* [Given information]
---------------
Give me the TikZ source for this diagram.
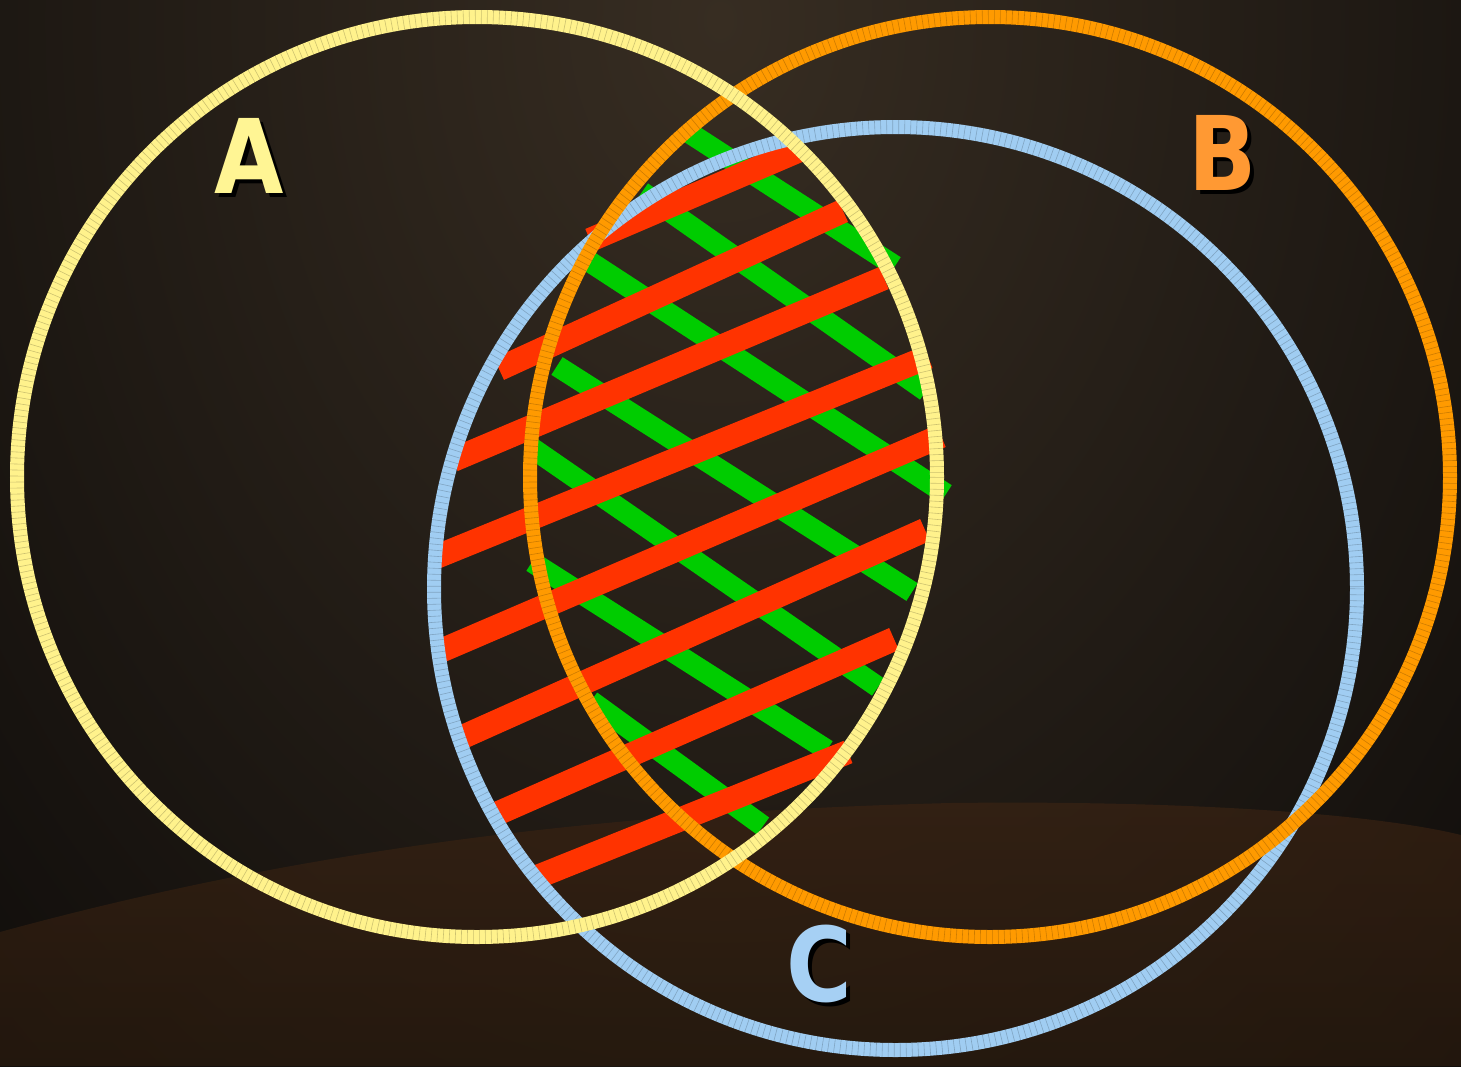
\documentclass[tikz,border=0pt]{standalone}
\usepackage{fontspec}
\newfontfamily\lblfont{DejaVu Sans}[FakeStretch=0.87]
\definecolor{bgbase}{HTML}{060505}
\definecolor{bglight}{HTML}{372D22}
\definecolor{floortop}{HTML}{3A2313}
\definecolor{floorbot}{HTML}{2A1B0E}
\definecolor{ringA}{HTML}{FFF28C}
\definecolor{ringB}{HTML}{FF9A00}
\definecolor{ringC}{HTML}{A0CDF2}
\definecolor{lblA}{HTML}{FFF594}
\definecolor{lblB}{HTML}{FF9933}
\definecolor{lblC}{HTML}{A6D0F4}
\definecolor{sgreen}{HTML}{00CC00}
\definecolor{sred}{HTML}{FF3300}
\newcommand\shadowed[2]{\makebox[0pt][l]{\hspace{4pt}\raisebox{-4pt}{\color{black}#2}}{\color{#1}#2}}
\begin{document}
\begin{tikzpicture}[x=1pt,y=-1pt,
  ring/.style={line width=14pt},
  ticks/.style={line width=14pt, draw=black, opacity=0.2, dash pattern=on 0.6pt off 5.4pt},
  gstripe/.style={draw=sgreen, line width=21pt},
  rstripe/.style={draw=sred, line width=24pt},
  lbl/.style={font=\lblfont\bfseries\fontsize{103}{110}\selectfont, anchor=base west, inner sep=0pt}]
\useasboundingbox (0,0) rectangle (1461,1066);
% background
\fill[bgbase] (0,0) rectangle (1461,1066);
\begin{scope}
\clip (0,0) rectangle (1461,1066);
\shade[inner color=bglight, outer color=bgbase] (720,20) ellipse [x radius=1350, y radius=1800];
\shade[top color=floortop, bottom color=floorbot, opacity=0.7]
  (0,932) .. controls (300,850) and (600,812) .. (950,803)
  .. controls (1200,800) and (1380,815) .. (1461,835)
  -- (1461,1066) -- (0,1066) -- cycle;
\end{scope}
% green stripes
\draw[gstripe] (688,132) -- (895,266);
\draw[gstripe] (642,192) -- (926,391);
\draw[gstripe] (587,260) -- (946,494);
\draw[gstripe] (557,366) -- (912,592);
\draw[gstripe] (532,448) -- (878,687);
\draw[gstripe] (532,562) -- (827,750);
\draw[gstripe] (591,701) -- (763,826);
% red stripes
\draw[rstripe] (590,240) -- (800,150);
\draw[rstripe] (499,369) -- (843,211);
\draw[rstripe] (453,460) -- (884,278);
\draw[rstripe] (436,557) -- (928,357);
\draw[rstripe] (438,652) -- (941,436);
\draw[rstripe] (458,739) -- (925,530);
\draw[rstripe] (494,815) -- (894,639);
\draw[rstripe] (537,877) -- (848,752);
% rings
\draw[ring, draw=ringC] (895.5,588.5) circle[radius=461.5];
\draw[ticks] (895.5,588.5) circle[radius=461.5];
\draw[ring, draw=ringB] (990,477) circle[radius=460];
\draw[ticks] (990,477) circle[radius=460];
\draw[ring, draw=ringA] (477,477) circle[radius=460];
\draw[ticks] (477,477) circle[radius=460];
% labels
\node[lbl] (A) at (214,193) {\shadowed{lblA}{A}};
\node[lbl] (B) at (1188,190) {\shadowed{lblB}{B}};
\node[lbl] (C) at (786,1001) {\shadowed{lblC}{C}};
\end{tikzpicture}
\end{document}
---------------
* [Problem] All of the data above should be quoted exactly, except for the pictures.

* [Task response]
Give me the TikZ source for this diagram.
\documentclass[tikz,border=0pt]{standalone}
\usepackage{fontspec}
\newfontfamily\lblfont{DejaVu Sans}[FakeStretch=0.87]
\definecolor{bgbase}{HTML}{060505}
\definecolor{bglight}{HTML}{372D22}
\definecolor{floortop}{HTML}{3A2313}
\definecolor{floorbot}{HTML}{2A1B0E}
\definecolor{ringA}{HTML}{FFF28C}
\definecolor{ringB}{HTML}{FF9A00}
\definecolor{ringC}{HTML}{A0CDF2}
\definecolor{lblA}{HTML}{FFF594}
\definecolor{lblB}{HTML}{FF9933}
\definecolor{lblC}{HTML}{A6D0F4}
\definecolor{sgreen}{HTML}{00CC00}
\definecolor{sred}{HTML}{FF3300}
\newcommand\shadowed[2]{\makebox[0pt][l]{\hspace{4pt}\raisebox{-4pt}{\color{black}#2}}{\color{#1}#2}}
\begin{document}
\begin{tikzpicture}[x=1pt,y=-1pt,
  ring/.style={line width=14pt},
  ticks/.style={line width=14pt, draw=black, opacity=0.2, dash pattern=on 0.6pt off 5.4pt},
  gstripe/.style={draw=sgreen, line width=21pt},
  rstripe/.style={draw=sred, line width=24pt},
  lbl/.style={font=\lblfont\bfseries\fontsize{103}{110}\selectfont, anchor=base west, inner sep=0pt}]
\useasboundingbox (0,0) rectangle (1461,1066);
% background
\fill[bgbase] (0,0) rectangle (1461,1066);
\begin{scope}
\clip (0,0) rectangle (1461,1066);
\shade[inner color=bglight, outer color=bgbase] (720,20) ellipse [x radius=1350, y radius=1800];
\shade[top color=floortop, bottom color=floorbot, opacity=0.7]
  (0,932) .. controls (300,850) and (600,812) .. (950,803)
  .. controls (1200,800) and (1380,815) .. (1461,835)
  -- (1461,1066) -- (0,1066) -- cycle;
\end{scope}
% green stripes
\draw[gstripe] (688,132) -- (895,266);
\draw[gstripe] (642,192) -- (926,391);
\draw[gstripe] (587,260) -- (946,494);
\draw[gstripe] (557,366) -- (912,592);
\draw[gstripe] (532,448) -- (878,687);
\draw[gstripe] (532,562) -- (827,750);
\draw[gstripe] (591,701) -- (763,826);
% red stripes
\draw[rstripe] (590,240) -- (800,150);
\draw[rstripe] (499,369) -- (843,211);
\draw[rstripe] (453,460) -- (884,278);
\draw[rstripe] (436,557) -- (928,357);
\draw[rstripe] (438,652) -- (941,436);
\draw[rstripe] (458,739) -- (925,530);
\draw[rstripe] (494,815) -- (894,639);
\draw[rstripe] (537,877) -- (848,752);
% rings
\draw[ring, draw=ringC] (895.5,588.5) circle[radius=461.5];
\draw[ticks] (895.5,588.5) circle[radius=461.5];
\draw[ring, draw=ringB] (990,477) circle[radius=460];
\draw[ticks] (990,477) circle[radius=460];
\draw[ring, draw=ringA] (477,477) circle[radius=460];
\draw[ticks] (477,477) circle[radius=460];
% labels
\node[lbl] (A) at (214,193) {\shadowed{lblA}{A}};
\node[lbl] (B) at (1188,190) {\shadowed{lblB}{B}};
\node[lbl] (C) at (786,1001) {\shadowed{lblC}{C}};
\end{tikzpicture}
\end{document}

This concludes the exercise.